More information will no doubt come from the reports generated by this consultation process. However, one thing is certain: change is in the air.
The MOE’s Policy Proposal Notice on the EBR containing the Discussion Paper and public consultation information can be found here.
Background: Ontario’s Greenhouse Gas Reductions Emissions Strategy
Starting in 2002, nitrogen oxides (NOx) and sulphur dioxide (SO2) emissions limits were imposed on Ontario’s electricity sector. Ontario Regulation 397/01, as amended, created an emissions regime with allowances and emissions reduction credits (ERCs) that are tradeable in order to meet emissions limits.
In 2003, the McGuinty government announced its intention to phase out coal-fired power.

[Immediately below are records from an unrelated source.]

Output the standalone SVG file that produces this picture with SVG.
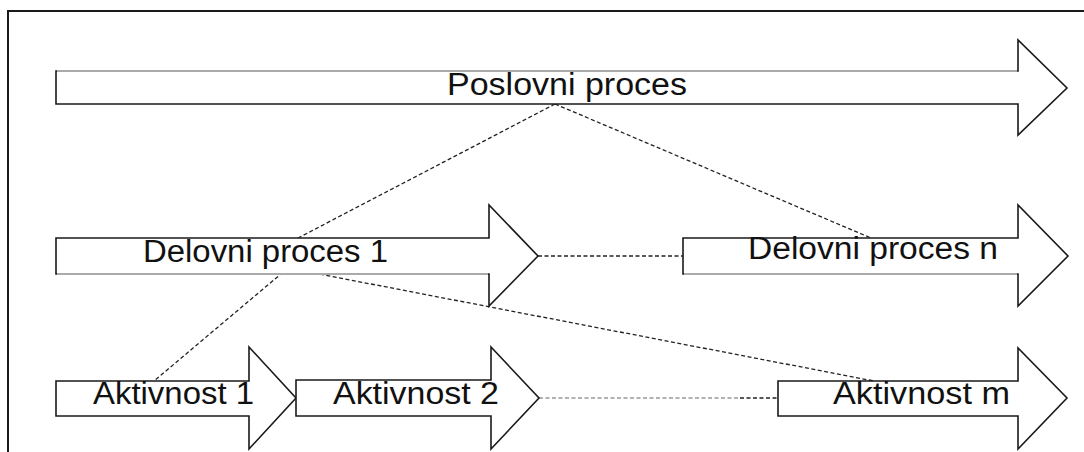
<svg xmlns="http://www.w3.org/2000/svg" width="1084" height="452" viewBox="0 0 1084 452">
  <style>
    .frame { fill: none; stroke: #1a1a1a; stroke-width: 2; }
    .arrow { fill: #fff; stroke: #1a1a1a; stroke-width: 1.6; stroke-linejoin: miter; }
    .soft { stroke: #aaaaaa; stroke-width: 2; fill: none; }
    .link { fill: none; stroke: #222; stroke-width: 1.3; stroke-dasharray: 4 2.5; }
    .link-grey { fill: none; stroke: #999; stroke-width: 1.5; stroke-dasharray: 4 2.5; }
    .label { font-family: "Liberation Sans", Arial, sans-serif; font-size: 31px; fill: #111; }
  </style>

  <!-- outer frame (open to the right and bottom) -->
  <path class="frame" d="M8,452 V11 H1084"/>

  <!-- connectors -->
  <g id="connectors">
    <line class="link" x1="555" y1="104" x2="298" y2="238"/>
    <line class="link" x1="555" y1="104" x2="871" y2="238"/>
    <line class="link" x1="288" y1="268" x2="154" y2="381"/>
    <line class="link" x1="288" y1="268" x2="874" y2="381"/>
    <line class="link" x1="538" y1="256" x2="683" y2="256"/>
    <line class="link-grey" x1="539" y1="398" x2="740" y2="398"/>
    <line class="link" x1="740" y1="398" x2="778" y2="398"/>
  </g>

  <!-- top-level process -->
  <g id="poslovni-proces">
    <polygon class="arrow" points="56,71 1018,71 1018,40 1067,88 1018,135 1018,104 56,104"/>
    <line class="soft" x1="57" y1="71" x2="1017" y2="71"/>
    <text class="label" x="447" y="95" textLength="240" lengthAdjust="spacingAndGlyphs">Poslovni proces</text>
  </g>

  <!-- sub-processes -->
  <g id="delovni-proces-1">
    <polygon class="arrow" points="56,238 489,238 489,205 538,256 489,306 489,274 56,274"/>
    <line class="soft" x1="57" y1="274" x2="488" y2="274"/>
    <text class="label" x="143" y="262" textLength="245" lengthAdjust="spacingAndGlyphs">Delovni proces 1</text>
  </g>

  <g id="delovni-proces-n">
    <polygon class="arrow" points="683,238 1018,238 1018,205 1068,256 1018,306 1018,274 683,274"/>
    <line class="soft" x1="684" y1="274" x2="1017" y2="274"/>
    <text class="label" x="748" y="259" textLength="250" lengthAdjust="spacingAndGlyphs">Delovni proces n</text>
  </g>

  <!-- activities -->
  <g id="aktivnost-1">
    <polygon class="arrow" points="56,381 249,381 249,347 296,398 249,449 249,416 56,416"/>
    <text class="label" x="93" y="404" textLength="161" lengthAdjust="spacingAndGlyphs">Aktivnost 1</text>
  </g>

  <g id="aktivnost-2">
    <polygon class="arrow" points="296,380 491,380 491,347 539,398 491,449 491,416 296,416"/>
    <text class="label" x="333" y="404" textLength="166" lengthAdjust="spacingAndGlyphs">Aktivnost 2</text>
  </g>

  <g id="aktivnost-m">
    <polygon class="arrow" points="778,381 1018,381 1018,348 1067,398 1018,449 1018,416 778,416"/>
    <text class="label" x="833" y="404" textLength="177" lengthAdjust="spacingAndGlyphs">Aktivnost m</text>
  </g>
</svg>
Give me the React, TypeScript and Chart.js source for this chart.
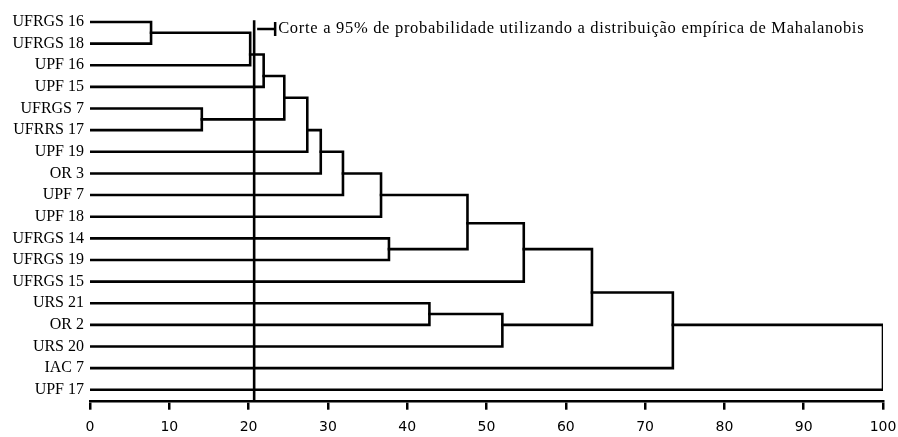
import React, { useEffect, useRef } from "react";
import { Chart, registerables } from "chart.js";

Chart.register(...registerables);

// Leaves, top to bottom
const leafNames = [
  "UFRGS 16", "UFRGS 18", "UPF 16", "UPF 15", "UFRGS 7", "UFRRS 17",
  "UPF 19", "OR 3", "UPF 7", "UPF 18", "UFRGS 14", "UFRGS 19",
  "UFRGS 15", "URS 21", "OR 2", "URS 20", "IAC 7", "UPF 17",
];

// Merges: children ("L#" = leaf, "N#" = earlier merge), linkage distance, row of the joining line
const mergeLeft = ["L0", "N0", "N1", "L4", "N2", "N4", "N5", "N6", "N7", "L10", "N8", "N10", "L13", "N12", "N11", "N14", "N15"];
const mergeRight = ["L1", "L2", "L3", "L5", "N3", "L6", "L7", "L8", "L9", "L11", "N9", "L12", "L14", "L15", "N13", "L16", "L17"];
const mergeHeight = [7.7, 20.2, 21.9, 14.1, 24.5, 27.4, 29.1, 31.9, 36.7, 37.7, 47.6, 54.7, 42.8, 52.0, 63.3, 73.5, 100];
const mergeRow = [0.5, 1.5, 2.5, 4.5, 3.5, 5, 6, 7, 8, 10.5, 9.3, 10.5, 13.5, 14, 12.5, 14, 15.5];

const xTickValues = [0, 10, 20, 30, 40, 50, 60, 70, 80, 90, 100];
const cutValue = 20.7;
const cutLabel = "Corte a 95% de probabilidade utilizando a distribuição empírica de Mahalanobis";

function nodePos(id: string) {
  const k = parseInt(id.slice(1), 10);
  if (id[0] === "L") return { h: 0, r: k };
  return { h: mergeHeight[k], r: mergeRow[k] };
}

const cutPlugin = {
  id: "cutLabel",
  afterDatasetsDraw(chart: any) {
    const ctx = chart.ctx;
    const xs = chart.scales.x;
    const ys = chart.scales.y;
    const cx = xs.getPixelForValue(cutValue);
    const y = ys.getPixelForValue(0.33);
    ctx.save();
    ctx.strokeStyle = "#000";
    ctx.lineWidth = 2.5;
    ctx.beginPath();
    ctx.moveTo(cx + 3, y);
    ctx.lineTo(cx + 21, y);
    ctx.moveTo(cx + 21, y - 7);
    ctx.lineTo(cx + 21, y + 7);
    ctx.stroke();
    ctx.font = '16.5px "Liberation Serif"';
    try {
      (ctx as any).letterSpacing = "0.7px";
    } catch (e) {}
    ctx.textBaseline = "middle";
    ctx.textAlign = "left";
    ctx.fillStyle = "#000";
    ctx.fillText(cutLabel, cx + 24, y);
    ctx.restore();
  },
};

export default function App() {
  const canvasRef = useRef<HTMLCanvasElement | null>(null);

  useEffect(() => {
    document.body.style.margin = "0";
    const canvas = canvasRef.current;
    if (!canvas) return;

    const lineStyle = {
      borderColor: "#000",
      borderWidth: 2.6,
      pointRadius: 0,
      tension: 0,
      fill: false,
      borderJoinStyle: "miter" as const,
      borderCapStyle: "square" as const,
    };

    const datasets: any[] = mergeHeight.map((h, k) => {
      const a = nodePos(mergeLeft[k]);
      const b = nodePos(mergeRight[k]);
      return {
        ...lineStyle,
        data: [
          { x: a.h, y: a.r },
          { x: h, y: a.r },
          { x: h, y: b.r },
          { x: b.h, y: b.r },
        ],
      };
    });
    datasets.push({
      ...lineStyle,
      borderCapStyle: "butt",
      data: [
        { x: cutValue, y: -0.08 },
        { x: cutValue, y: 17.6 },
      ],
    });

    const chart = new Chart(canvas, {
      type: "line",
      data: { datasets },
      plugins: [cutPlugin],
      options: {
        animation: false,
        responsive: true,
        maintainAspectRatio: false,
        layout: { padding: { top: 9, right: 15, left: 0, bottom: 0 } },
        plugins: { legend: { display: false }, tooltip: { enabled: false } },
        scales: {
          x: {
            type: "linear",
            position: "bottom",
            min: 0,
            max: 100,
            afterBuildTicks: (s: any) => {
              s.ticks = xTickValues.map((v) => ({ value: v }));
            },
            afterFit: (s: any) => {
              s.height = 35.3;
              s.paddingLeft = 0;
              s.paddingRight = 0;
            },
            ticks: {
              color: "#000",
              font: { family: "DejaVu Sans", size: 14 },
              padding: 9,
              maxRotation: 0,
            },
            grid: {
              drawOnChartArea: false,
              drawTicks: true,
              tickLength: 8,
              color: "#000",
              lineWidth: 2.5,
            },
            border: { display: true, color: "#000", width: 2.6 },
          },
          y: {
            type: "linear",
            reverse: true,
            min: -0.6,
            max: 17.55,
            afterBuildTicks: (s: any) => {
              s.ticks = leafNames.map((_, i) => ({ value: i }));
            },
            afterFit: (s: any) => {
              s.width = 90;
              s.paddingTop = 0;
              s.paddingBottom = 0;
            },
            ticks: {
              color: "#000",
              font: { family: "Liberation Serif", size: 16 },
              padding: 6,
              autoSkip: false,
              callback: (v: any) => leafNames[Number(v)] ?? "",
            },
            grid: { display: false, drawTicks: false },
            border: { display: false },
          },
        },
      },
    });

    return () => chart.destroy();
  }, []);

  return (
    <div style={{ position: "relative", width: 898, height: 437 }}>
      <canvas ref={canvasRef} />
    </div>
  );
}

Seventeen of 19 coal plants will be shut down by the end of 2013, with the remainder scheduled to be closed before the end of 2014.
In 2007, the Climate Change Action Plan established a target of a six per cent reduction of greenhouse gas emissions from 1990 levels by 2014, a fifteen per cent reduction by 2020 and an eighty per cent reduction by 2050. However, the Ontario Ministry of the Environment (MOE) estimates that Ontario is on pace to meet only sixty per cent of the 2020 reduction targets.
In 2008, Ontario and Quebec agreed to collaborate on a cap-and-trade system aimed at greenhouse gas reduction. Also in 2008, Ontario joined the Western Climate Initiative (WCI), then a coalition of states (Arizona, California, Montana, New Mexico, Oregon, Utah and Washington) and provinces (B.C., Manitoba, and Quebec) committed to reducing greenhouse gases by developing emissions trading programs and other regional initiatives. Currently, of the seven American states initially becoming members, only California remains. While all four Canadian provinces remain as members, only Quebec has formally agreed to be bound by the program, as has California.
In 2009, the Environmental Protection Amendment Act (Greenhouse Emissions Trading) amended the Ontario Environmental Protection Act (the EPA) to allow for the creation of emissions trading programs that employed “economic and financial instruments and market-based approaches.” Also in 2009, Ontario Regulation 452/09 obliged certain large emitters to begin reporting greenhouse gas emissions to the MOE. The MOE has collected data for 2010 and 2011.